着ている本人としては着物の色柄も帯の柄も,帯揚げや帯締め・伊達襟の色合わせや,髪型に髪飾り,果ては草履やバッグやといった小物に至るまであーだこーだと悩んだ挙げ句,美容院でも素敵髪型・素敵帯結びにしてもらうべく苦心惨憺,しているわけだけど,なんちゅぅか傍目には烏合の衆(この使い方正しくないかも)。「あー,ふりそでだ,いいなぁ」ってだけで。「振袖」のヒトコトで括られてしまってハイお終い,みたいなとこはある,申し訳ないけど。振袖チェックに行ったわたしですら全体の色味と面積の広い前身頃と袖の柄ぐらいしか目に入らなかったので(伊達襟はみなさん白ショールで隠れてらっしゃるし),ちぐはぐなところがあっても気付いていないでしょう。小物関係で思ったのは「あー,みんな白足袋だー」ってだけだった。当たり前だっつぅの。


そんなことを考えると,いったい成人式に振袖を着るのは何の為なのかと考え込んでしまう。いや,「振袖を着る」こと自体は良いのです。成人式は式典だし,振袖は未婚女性の第一礼装なので。ただ,それ以上でもそれ以下でもないような気がしてきて,だから,振袖でさえあれば何でもいいはずなのにいろいろ凝ってみるのは一体誰の(何の)為なのかと。うぅむ。今時お見合い写真ってのも一般的なケースではないと思うし。オトコがいるなら,オトコに見せるために頑張るだろうか(せっかくだから脱がすときに興醒めされないように補正無しで着て長襦袢は緋色ってぐらいまで徹底的に頑張ってもらいたいものだが,どうだろう)。個人的な経験から推し量るに,周りのお友達に張り合うためというのが一番大きな理由ですけどね。通りすがりには烏合の衆でも,友達の仲間内では誰それの着物はどうだった,なんて感想も(心の内で)抱くのではないかと危惧してしまうから。しかしそれも実際にはどうってことなくて,あたしゃ,みかちゃんが日本髪に結っていたこととゆきちゃんの髪型が個性的だったことしか覚えていない。(つまり,超レアなものだけ覚えているということですな)。ゆきちゃんの着物はからし色だったようにも思うが,それは記憶の彼方。自分の借りた着物の色柄はうっすら覚えているけど帯は覚えていない(見えていないし)。結局,がんばっても意味無いじゃん,と,思うんだった。微妙。結局「制服って便利」って感じ?


振袖の柄というと,昔(といっても自分の成人式よりは後)から平凡ながらも総絞りの赤×黒が好きで,これは目を引いてしまう(今日も1人居た。素敵)。ほかに今日見た中では,緑系の銀色がかった渋い地色に鶴が白(銀)の無地で描かれていたのは珍しくて大人っぽくて素敵だった。黒地の小紋っぽい花柄の総柄のも,シックにポップ(意味不明)でかなりかわいかった。それぐらいかな。あとはじゃがいも畑のようなもので。帯は,金か藤色っぽい銀色が多い中,金地にきっぱりした大振りの亀甲文様の子が二人ほどいて,これを小振りに結んでいるのは締まっていて良かった。

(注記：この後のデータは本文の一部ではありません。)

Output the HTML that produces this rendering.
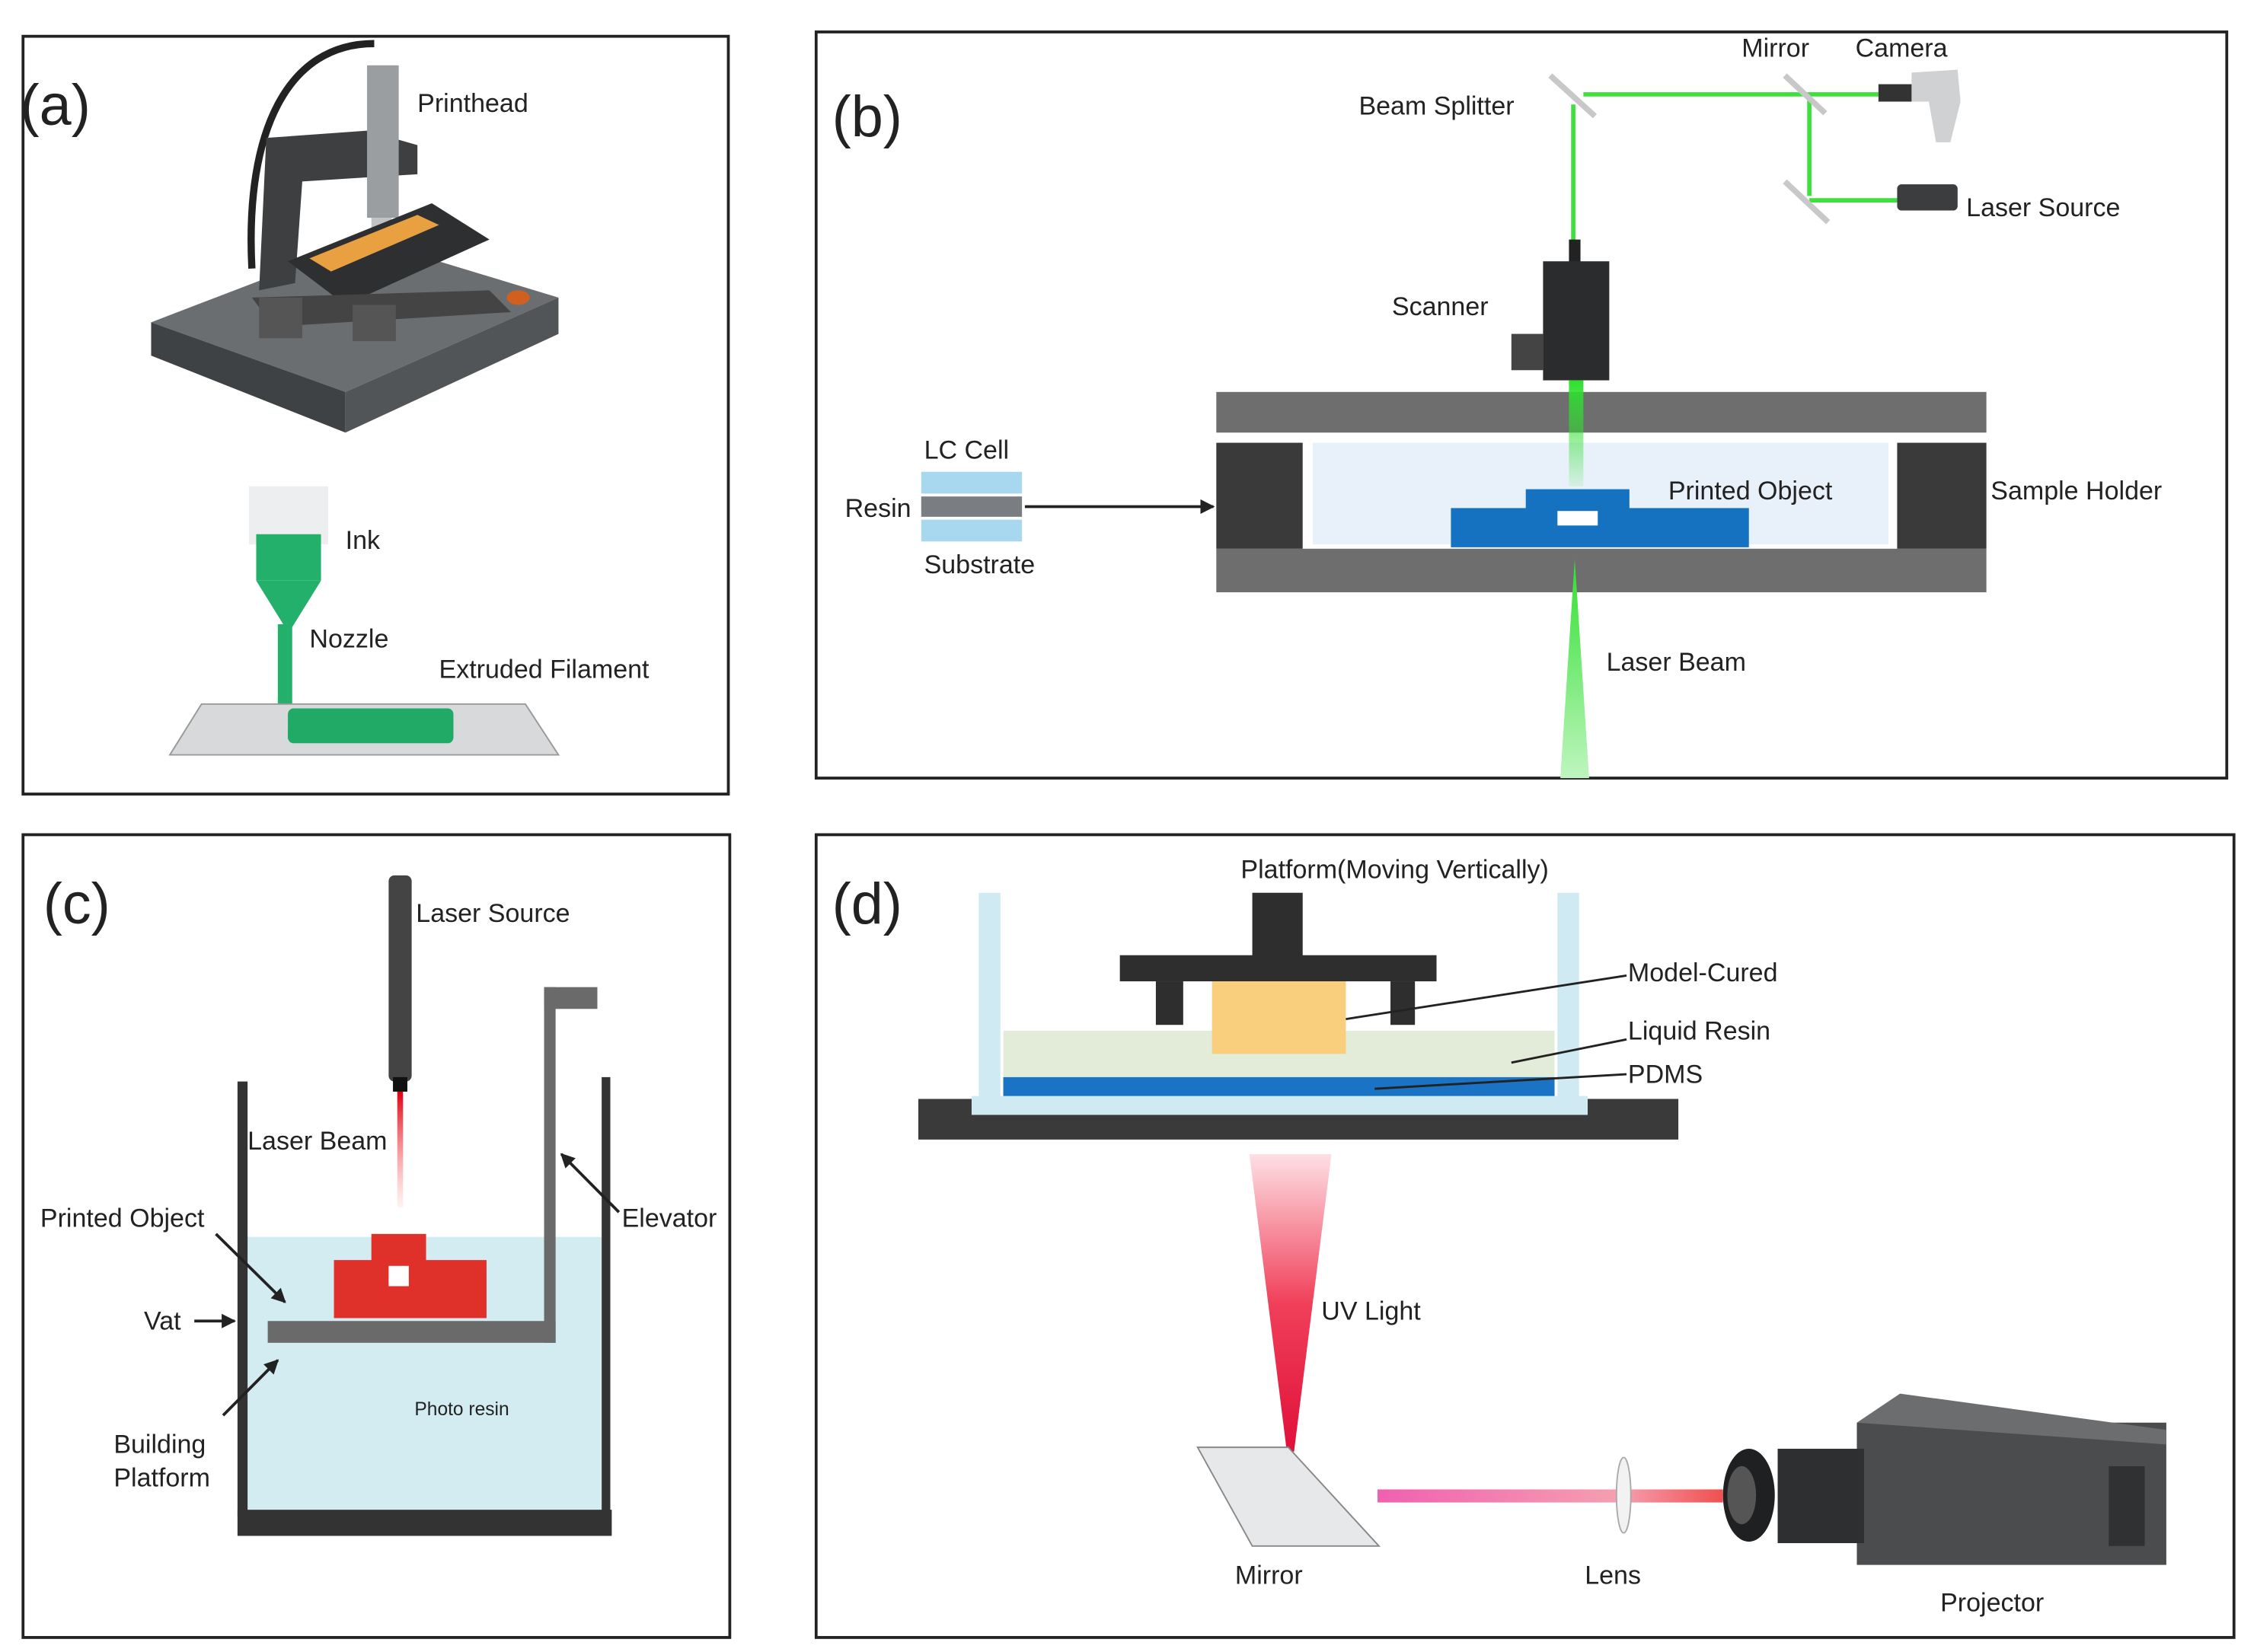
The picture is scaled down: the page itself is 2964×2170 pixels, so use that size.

上に述べたように自分の方が年長にも関わらず「おねえさん」と思える感じが嬉しいので,どちらかというと大人っぽい出で立ちの人の方が感じが良かった。差が出るのは,着物より髪型かも(意外と)。二十歳が社会的に大人なのか,現代に於いては色々考えさせられることも多いけれど,やっぱり大人だし「成人」式なのですね。中身はともかく見た目はちゃんと大人だ(わたしよりも余程)。わたしはまだ娘を持つ母ではないので母親の気持ちはわからないし,また,二十歳の当時物事に対してどんな考え方をしていたかも既に覚えていない(たわごとのログも採っていない)けれど,今日の感想によれば,「娘さんなんだから可愛らしい格好を」「二十歳の初々しさを」演出するのは逆効果のようには感じられ。


成人式というとお茶を習っていたころ毎年成人の日に初釜をしていた。普段のお稽古は洋服(土曜だから制服か)だったけど初釜は着物だった。そんなわけで,お稽古初めの和服姿のご婦人も多いのではなかろうかと期待していたのだけれどそちらは(時間帯が悪かったのか)微妙に空振り臭く,少しはいてはったけど普段と変わらない数だった。わたくしもお稽古初めと言うことで,お年賀も持たないくせに着物だけ着ていった。概ね4日の初詣セット(足下は下駄じゃなくお草履にした。お草履履きおろし)。4日に着たときには帯結びが大失敗だったのだけれど,今日は同じ帯を使って2度目だったのでまずます。かなり満足。でも下着の選択を間違えて外ですらむちゃむちゃ暑かった……侮り難しババシャツ。